Но за дверью было молчание.
Живарев прислушался.
— Пи-и…
Он швырнул бутылку в дверь. Она ударилась и, не разбившись, выкатилась в сени. Живарев хотел взять новую, как вдруг в дверь бросилось что-то темное, одно, другое, третье, четвертое и, пробежав два шага, кинулось ему под ноги. Он не удержался и рухнул вперед, ударившись больно лицом. Кто-то подмял его и сел верхом.
Распоряжался голос Пузыря:
— Крути назад руки.
Кто-то нажал коленом в живот. Живарев завыл и пробовал вырвать руки у того железного, который сидел верхом. Но этого было нельзя сделать. Попробовал даже кусаться; тогда железный сдавил ему горло. И в это время явственно услышал детский плач:
— Папочка, папочка!
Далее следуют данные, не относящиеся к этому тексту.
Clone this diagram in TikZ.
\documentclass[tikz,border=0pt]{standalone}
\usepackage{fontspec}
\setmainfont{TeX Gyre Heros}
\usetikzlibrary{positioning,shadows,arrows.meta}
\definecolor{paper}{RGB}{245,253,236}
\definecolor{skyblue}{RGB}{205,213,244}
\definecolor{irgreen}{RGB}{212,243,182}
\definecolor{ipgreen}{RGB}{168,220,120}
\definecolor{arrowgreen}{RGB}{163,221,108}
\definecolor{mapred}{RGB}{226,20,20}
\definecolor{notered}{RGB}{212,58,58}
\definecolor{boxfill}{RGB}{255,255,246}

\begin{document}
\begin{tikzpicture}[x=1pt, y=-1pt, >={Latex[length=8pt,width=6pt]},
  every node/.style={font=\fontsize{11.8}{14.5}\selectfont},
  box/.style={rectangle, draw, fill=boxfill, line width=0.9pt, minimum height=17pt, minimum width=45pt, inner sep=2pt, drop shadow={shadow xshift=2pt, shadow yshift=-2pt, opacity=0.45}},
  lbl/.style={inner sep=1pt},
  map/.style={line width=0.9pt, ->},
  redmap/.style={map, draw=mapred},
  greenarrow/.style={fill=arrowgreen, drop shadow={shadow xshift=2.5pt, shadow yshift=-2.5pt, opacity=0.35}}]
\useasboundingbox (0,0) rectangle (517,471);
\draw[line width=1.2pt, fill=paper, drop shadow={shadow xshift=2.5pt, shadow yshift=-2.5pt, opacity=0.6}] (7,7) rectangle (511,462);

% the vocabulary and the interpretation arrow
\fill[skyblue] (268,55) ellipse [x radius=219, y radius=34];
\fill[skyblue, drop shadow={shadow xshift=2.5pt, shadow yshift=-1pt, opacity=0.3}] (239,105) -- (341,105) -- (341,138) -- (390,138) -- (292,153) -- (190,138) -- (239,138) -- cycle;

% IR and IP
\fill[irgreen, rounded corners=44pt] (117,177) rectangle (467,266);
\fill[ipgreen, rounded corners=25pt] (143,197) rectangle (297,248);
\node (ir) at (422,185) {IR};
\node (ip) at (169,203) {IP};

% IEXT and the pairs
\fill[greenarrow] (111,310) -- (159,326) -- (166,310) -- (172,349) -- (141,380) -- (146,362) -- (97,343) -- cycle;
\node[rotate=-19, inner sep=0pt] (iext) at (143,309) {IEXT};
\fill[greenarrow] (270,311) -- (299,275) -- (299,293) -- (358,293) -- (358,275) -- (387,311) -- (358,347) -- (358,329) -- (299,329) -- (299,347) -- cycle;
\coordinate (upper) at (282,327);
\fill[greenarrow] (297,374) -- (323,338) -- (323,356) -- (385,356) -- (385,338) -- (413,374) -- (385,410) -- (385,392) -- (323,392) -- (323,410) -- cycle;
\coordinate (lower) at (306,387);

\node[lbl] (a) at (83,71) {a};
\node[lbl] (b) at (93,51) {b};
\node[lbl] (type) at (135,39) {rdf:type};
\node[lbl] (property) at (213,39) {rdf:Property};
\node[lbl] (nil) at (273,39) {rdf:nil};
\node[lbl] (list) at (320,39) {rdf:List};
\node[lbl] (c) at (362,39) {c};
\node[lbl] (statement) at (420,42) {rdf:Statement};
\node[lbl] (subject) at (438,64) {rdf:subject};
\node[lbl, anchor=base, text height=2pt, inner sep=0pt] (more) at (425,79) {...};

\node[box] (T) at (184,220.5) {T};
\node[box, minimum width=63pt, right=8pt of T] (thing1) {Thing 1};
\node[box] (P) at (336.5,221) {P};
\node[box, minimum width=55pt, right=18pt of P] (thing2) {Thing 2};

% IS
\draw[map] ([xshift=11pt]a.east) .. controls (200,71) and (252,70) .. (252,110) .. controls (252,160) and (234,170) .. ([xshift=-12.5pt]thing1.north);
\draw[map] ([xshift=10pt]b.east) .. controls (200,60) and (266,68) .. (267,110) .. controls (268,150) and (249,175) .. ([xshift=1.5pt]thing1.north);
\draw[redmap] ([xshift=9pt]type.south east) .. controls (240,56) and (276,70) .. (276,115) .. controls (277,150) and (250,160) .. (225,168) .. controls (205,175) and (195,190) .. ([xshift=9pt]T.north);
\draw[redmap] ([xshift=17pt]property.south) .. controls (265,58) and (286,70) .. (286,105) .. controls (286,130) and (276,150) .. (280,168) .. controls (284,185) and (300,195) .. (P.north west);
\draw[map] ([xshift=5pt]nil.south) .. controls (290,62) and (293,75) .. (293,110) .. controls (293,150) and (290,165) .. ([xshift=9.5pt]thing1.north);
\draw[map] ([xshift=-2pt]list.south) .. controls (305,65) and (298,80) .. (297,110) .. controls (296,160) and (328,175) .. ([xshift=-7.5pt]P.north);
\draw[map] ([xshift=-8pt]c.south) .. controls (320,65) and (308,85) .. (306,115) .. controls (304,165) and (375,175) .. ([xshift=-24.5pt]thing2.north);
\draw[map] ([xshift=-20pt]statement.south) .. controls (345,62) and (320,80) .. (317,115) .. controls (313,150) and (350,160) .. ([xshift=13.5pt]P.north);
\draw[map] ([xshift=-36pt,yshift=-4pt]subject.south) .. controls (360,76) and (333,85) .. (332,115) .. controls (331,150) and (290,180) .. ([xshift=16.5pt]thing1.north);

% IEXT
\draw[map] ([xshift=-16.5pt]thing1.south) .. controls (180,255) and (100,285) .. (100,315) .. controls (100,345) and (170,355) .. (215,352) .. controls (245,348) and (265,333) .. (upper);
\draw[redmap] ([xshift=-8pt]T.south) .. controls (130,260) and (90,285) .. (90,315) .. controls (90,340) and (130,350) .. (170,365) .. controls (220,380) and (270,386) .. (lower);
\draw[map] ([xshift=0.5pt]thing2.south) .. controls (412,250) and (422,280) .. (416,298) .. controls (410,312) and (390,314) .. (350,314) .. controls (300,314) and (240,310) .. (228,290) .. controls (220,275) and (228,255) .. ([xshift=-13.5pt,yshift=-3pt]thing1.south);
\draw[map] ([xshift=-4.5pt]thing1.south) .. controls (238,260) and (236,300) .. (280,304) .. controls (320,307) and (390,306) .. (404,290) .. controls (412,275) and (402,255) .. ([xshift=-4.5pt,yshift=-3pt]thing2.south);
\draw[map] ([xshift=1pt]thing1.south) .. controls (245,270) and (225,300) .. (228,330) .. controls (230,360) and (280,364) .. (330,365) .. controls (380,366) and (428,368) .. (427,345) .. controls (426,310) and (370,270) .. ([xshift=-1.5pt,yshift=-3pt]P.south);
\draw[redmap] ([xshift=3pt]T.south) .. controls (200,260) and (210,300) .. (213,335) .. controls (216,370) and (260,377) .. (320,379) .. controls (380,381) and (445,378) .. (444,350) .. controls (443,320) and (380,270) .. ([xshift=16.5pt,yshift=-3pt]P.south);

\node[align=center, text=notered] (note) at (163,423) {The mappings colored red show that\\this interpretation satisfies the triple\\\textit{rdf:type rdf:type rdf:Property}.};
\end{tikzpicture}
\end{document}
Отпустите миленького папочку!
Он рванулся еще раз и покорно застыл, сознавая, что погиб.
Крутили, загибая назад руки и туго перетягивали их веревкой, для чего перевернули его лицом вниз, и он в ярости ухватился зубами за рогожу. У нее был кислый и вонючий вкус, но он ее не выпускал. Потом перетянули ноги, и так, как он был, вместе с мочалой в зубах, которую вырвал из рогожи, вынесли через сени на двор, где положили на траву, лицом кверху. Он видел часть крыши сарая и две ступеньки лестницы, прислоненной к стене, попробовал сделать поудобнее рукам, но не мог, к чрезвычайному своему удивлению, двинуться ни одним членом, точно это даже было не его тело.
— Крепко, — сказал Пузырь. — Вот те и мухи!
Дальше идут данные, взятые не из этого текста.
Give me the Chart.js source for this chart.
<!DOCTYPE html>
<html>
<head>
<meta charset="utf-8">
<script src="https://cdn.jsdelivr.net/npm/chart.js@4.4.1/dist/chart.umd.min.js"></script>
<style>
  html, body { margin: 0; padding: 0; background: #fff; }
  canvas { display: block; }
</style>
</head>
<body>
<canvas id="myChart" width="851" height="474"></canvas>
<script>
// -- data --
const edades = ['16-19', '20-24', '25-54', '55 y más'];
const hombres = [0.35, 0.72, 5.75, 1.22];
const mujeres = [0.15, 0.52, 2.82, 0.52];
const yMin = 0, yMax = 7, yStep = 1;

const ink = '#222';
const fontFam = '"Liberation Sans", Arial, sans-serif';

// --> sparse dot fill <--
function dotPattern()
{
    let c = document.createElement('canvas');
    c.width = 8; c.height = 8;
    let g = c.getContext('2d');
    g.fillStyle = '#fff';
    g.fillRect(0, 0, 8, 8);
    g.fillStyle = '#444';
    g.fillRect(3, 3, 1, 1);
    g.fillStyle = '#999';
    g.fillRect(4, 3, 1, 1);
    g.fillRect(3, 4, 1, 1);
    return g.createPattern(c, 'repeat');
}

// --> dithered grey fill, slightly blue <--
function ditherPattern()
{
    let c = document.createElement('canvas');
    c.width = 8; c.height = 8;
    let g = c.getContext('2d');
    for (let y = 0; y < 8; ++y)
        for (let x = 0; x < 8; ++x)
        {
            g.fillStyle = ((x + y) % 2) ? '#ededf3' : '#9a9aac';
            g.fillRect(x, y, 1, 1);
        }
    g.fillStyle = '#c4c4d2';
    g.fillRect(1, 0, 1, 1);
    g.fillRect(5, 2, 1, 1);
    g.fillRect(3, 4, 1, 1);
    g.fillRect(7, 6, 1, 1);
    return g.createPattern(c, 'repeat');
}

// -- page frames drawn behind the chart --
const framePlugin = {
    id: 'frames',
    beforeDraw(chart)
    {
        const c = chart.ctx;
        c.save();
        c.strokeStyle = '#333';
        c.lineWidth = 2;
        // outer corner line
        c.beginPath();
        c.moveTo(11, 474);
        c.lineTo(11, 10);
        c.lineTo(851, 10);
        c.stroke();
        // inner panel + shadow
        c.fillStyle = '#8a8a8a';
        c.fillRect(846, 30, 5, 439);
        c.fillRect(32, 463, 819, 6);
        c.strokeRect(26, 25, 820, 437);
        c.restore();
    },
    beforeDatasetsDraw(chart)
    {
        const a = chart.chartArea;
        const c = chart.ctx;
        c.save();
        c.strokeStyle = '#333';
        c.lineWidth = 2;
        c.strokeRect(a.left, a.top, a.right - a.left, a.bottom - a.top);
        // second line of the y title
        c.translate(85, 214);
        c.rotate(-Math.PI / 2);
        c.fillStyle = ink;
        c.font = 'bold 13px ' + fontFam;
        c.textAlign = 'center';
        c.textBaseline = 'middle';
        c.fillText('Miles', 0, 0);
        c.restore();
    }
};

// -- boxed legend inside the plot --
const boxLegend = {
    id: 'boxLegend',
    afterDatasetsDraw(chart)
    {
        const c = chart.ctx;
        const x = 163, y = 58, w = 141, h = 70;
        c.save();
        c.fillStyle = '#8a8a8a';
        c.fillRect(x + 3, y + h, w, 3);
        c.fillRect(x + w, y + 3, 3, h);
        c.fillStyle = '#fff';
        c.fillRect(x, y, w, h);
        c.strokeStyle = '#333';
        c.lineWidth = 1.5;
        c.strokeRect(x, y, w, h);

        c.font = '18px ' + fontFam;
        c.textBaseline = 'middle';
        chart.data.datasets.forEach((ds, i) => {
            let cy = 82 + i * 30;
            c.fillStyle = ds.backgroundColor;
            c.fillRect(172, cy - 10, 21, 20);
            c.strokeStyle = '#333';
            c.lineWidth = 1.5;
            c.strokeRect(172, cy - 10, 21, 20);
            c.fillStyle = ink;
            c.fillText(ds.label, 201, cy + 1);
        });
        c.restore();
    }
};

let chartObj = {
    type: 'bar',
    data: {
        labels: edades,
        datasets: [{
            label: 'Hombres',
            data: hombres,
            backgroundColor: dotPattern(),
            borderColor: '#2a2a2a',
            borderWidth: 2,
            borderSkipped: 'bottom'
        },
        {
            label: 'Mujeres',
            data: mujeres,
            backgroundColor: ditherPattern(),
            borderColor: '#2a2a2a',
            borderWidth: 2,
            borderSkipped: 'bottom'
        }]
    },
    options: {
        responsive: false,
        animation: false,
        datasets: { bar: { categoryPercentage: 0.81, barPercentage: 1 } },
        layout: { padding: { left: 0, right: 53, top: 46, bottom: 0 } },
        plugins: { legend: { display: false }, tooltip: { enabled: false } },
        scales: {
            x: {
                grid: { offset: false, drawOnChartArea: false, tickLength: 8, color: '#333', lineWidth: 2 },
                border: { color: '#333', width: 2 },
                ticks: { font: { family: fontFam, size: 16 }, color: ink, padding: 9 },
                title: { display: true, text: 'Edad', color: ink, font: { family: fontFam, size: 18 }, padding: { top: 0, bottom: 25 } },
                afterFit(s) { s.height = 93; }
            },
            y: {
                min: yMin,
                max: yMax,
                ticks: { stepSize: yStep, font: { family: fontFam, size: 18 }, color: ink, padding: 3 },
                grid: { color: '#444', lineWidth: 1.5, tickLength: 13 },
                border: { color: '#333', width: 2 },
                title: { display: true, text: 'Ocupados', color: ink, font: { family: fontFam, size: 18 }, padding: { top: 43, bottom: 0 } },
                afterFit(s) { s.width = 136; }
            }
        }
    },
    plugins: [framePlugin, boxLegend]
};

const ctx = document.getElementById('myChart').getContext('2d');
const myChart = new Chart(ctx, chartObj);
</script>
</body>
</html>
Живарев хотел перевернуться набок, но и этого не мог. Тогда он напрягся из последних сил, путы с невыносимою силой впились в его тело, и все исчезло из сознания.
На мгновение он помнил, что кто-то нагнулся и сначала поцеловал в лоб и губы и капнул чем-то теплым… вероятно, слезы… прямо ему на лицо, а потом дал поцеловать что-то деревянное, резное и надел ему на шею что-то голубое, яркое-яркое. Потом его хотели перевернуть и поставили для чего-то на голову. Небо опрокинулось и оказалось сбоку. Телега поехала для чего-то по стене. Он закричал от ужаса и куда-то упал, вероятно, в пропасть, потому что раздробил себе плечо. Ехали они вверх ногами и беспрестанно могли упасть. Сначала он без перерыва кричал, потом вспомнил, что мухи ходят совершенно таким же образом, и успокоился. Только стала кружиться голова и несколько раз стошнило.
Стало светло. Где-то чирикнули птички. Но он продолжал падать. Двинул руками и почувствовал, что они свободны. Но ухватиться было не за что. Крикнул в последний раз.
Опять чирикнули птички. Где-то, точно в пустой комнате, кто-то прошел.
— Игнатий Иваныч! — сказал серьезный и недовольный голос. — Полюбуйтесь, что с ним сделали!
«Я падаю. Как же я слышу?» — удивился Живарев.
— Запишите: делириум тременс, — сказал тот же голос.
Дах-дах-дах, — отдались опять чьи-то твердые шаги.
Живарев боязливо открыл глаза. Кто-то дышал ему прямо в лицо.
— Ну, как себя чувствуете? — спросил опять тот же голос, который не должен был спрашивать.
«Я ведь падаю, падаю, — думал Живарев. — О, спасите меня, спасите!»